Even among us tech lovers, a good old-fashioned book can still be heartwarming. Especially if it’s hanging upside down from a bookcase. But the e-book has its own special niche, one we don’t disparage. For example, it’s pretty difficult to search traditional books for a certain phrase, and you’re not about to carry 100 of them around at once.And you definitelycan't carry around the hundreds of thousands of books that currently reside in Norway’s libraries. Luckily, soon, you won’t have to (not that you ever did).

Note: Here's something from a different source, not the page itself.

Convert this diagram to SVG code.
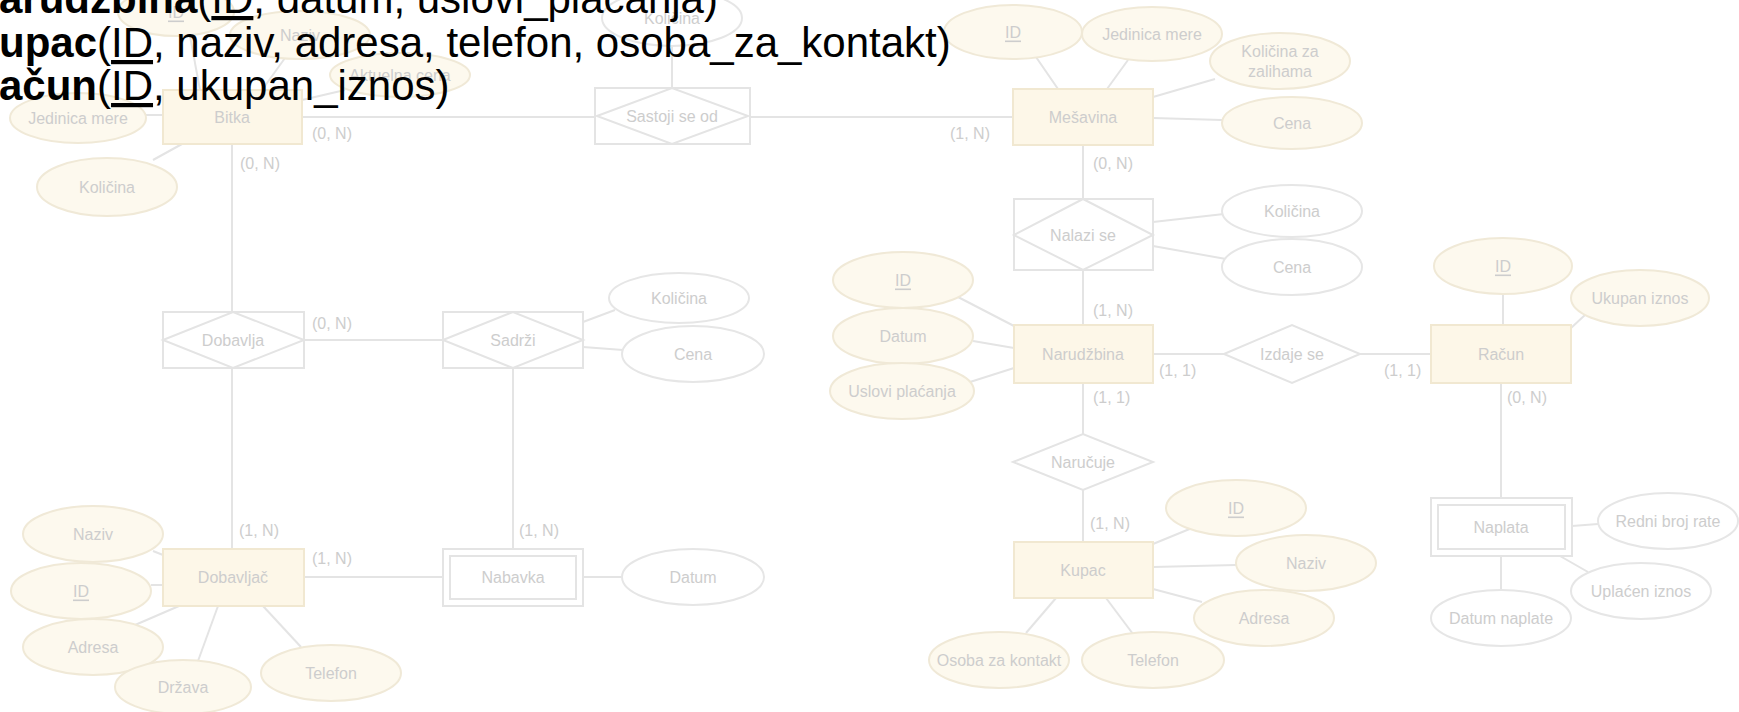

The National Library of Norway has announced its plans to digitize all of its books by the mid 2020s. Every. Single. Book. In. Norway. (That’s in Norwegian.) Norway’s laws state “all published content, in all media, [must] be deposited with the National Library of Norway.” So we’re not just looking at published versions of Twilight and 50 Shades of Grey.

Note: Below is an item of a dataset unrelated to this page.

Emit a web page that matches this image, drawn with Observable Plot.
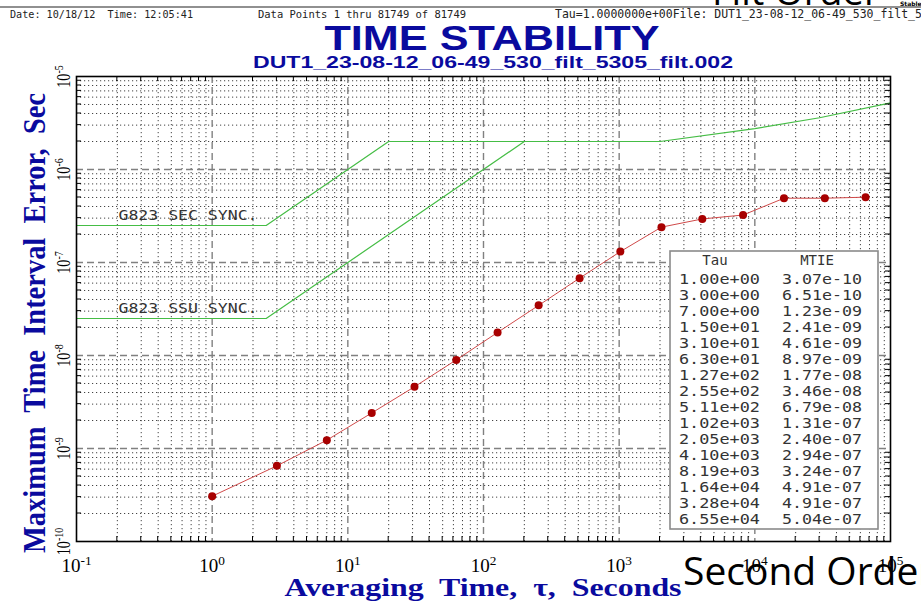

People in Norway can access all of this data (for free, obviously). Those trying to access are measured by their IP addresses.

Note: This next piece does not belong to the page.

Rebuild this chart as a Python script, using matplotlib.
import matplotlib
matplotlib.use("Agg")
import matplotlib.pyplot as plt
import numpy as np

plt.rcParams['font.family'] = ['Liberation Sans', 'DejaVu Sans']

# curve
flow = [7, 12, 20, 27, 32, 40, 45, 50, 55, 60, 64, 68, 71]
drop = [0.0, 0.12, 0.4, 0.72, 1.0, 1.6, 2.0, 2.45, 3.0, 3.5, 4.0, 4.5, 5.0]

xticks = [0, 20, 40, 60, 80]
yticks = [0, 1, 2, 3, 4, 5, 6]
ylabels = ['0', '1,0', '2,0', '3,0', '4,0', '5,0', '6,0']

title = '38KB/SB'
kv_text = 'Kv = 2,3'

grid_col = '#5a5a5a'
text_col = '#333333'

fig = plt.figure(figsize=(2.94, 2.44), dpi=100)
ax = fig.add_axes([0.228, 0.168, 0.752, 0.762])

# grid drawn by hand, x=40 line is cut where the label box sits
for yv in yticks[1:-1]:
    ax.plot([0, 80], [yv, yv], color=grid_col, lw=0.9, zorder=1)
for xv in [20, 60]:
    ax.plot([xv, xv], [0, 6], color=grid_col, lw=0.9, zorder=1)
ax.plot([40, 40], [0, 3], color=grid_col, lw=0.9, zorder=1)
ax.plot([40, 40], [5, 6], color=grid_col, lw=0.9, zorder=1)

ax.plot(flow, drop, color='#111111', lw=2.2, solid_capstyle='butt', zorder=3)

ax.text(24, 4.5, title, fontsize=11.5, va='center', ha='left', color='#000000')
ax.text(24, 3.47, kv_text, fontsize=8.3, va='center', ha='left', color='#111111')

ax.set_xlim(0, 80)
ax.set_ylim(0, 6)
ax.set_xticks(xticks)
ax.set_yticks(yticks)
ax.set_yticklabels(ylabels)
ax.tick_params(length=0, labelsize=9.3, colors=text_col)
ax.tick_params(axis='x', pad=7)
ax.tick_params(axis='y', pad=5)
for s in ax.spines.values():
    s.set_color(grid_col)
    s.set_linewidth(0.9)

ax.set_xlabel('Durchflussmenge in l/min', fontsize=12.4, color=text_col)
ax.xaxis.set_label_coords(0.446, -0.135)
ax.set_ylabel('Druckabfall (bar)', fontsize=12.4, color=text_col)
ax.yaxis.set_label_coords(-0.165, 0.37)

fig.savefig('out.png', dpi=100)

Some of this stuff dates back to the Middle Ages, and this will be the first time in history a regular citizen can (easily) search through all this data to find whatever information they require. Can you imagine how easy writing papers will be for Norwegian schoolchildren? It’s totally unfair. Or how many interesting sociological experiments could be conducted when you have your entire country’s recorded media on file?
We’ll see. In Norway, at least. America isn’t anywhere close to doing something similar, which (to put it lightly) is a real shame.